Turkish foundation aims to boost Afghanistan education


Turkey's Maarif Foundation plans to provide free education to orphans and poor children after taking over schools belonging to Fetullah Terrorist Organization (FETO) in Afghanistan, according to the body's senior official.

Maarif Foundation Afghanistan Country Director Mucip Uludag told Anadolu Agency the schools were handed over to the body after 16 months of negotiations with Afghan officials.

An agreement on this issue is the biggest education deal between the two countries that will provide many advantages to Afghanistan and the Afghan people, Uludag said.

According to the agreement, the foundation will also double the number of schools the foundation takes over in Afghanistan, he said.

"Previously, only elites were benefiting from these schools. We will do something new and provide free education to orphans and poor children who are successful in their studies," he said.

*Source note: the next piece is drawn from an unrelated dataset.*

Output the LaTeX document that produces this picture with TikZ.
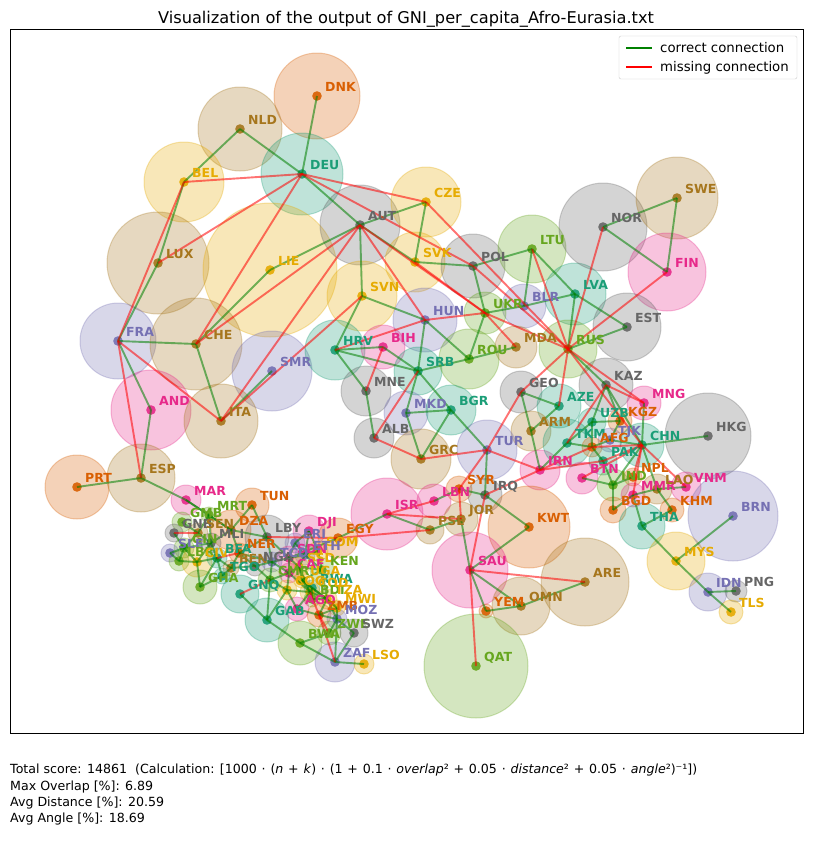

Uludag said the foundation will also open vocational schools.

He also said the current standards of schools in Afghanistan were below world standards.

"In order to raise these schools to world standards and to modernize them, a fund worth $30 million will be transferred with the support of our President Recep Tayyip Erdogan and Turkish people.

"In this way, the physical conditions, quality and capacity of the schools will be improved," Uludag added.

According to official figures compiled by Anadolu Agency, 9,633 students are currently studying abroad in schools taken over by the Maarif Foundation.

Turkey established the Maarif Foundation in 2016 after the defeated coup in Turkey as part of its efforts to take over the administration of overseas schools linked to FETO. It also establishes schools and education centers abroad.

FETO and its U.S.-based leader Fetullah Gulen orchestrated the defeated coup of July 15, 2016, which left 250 people martyred and nearly 2,200 injured.

Ankara accuses FETO of being behind a long-running campaign to overthrow the state through the infiltration of Turkish institutions, particularly the military, police and judiciary.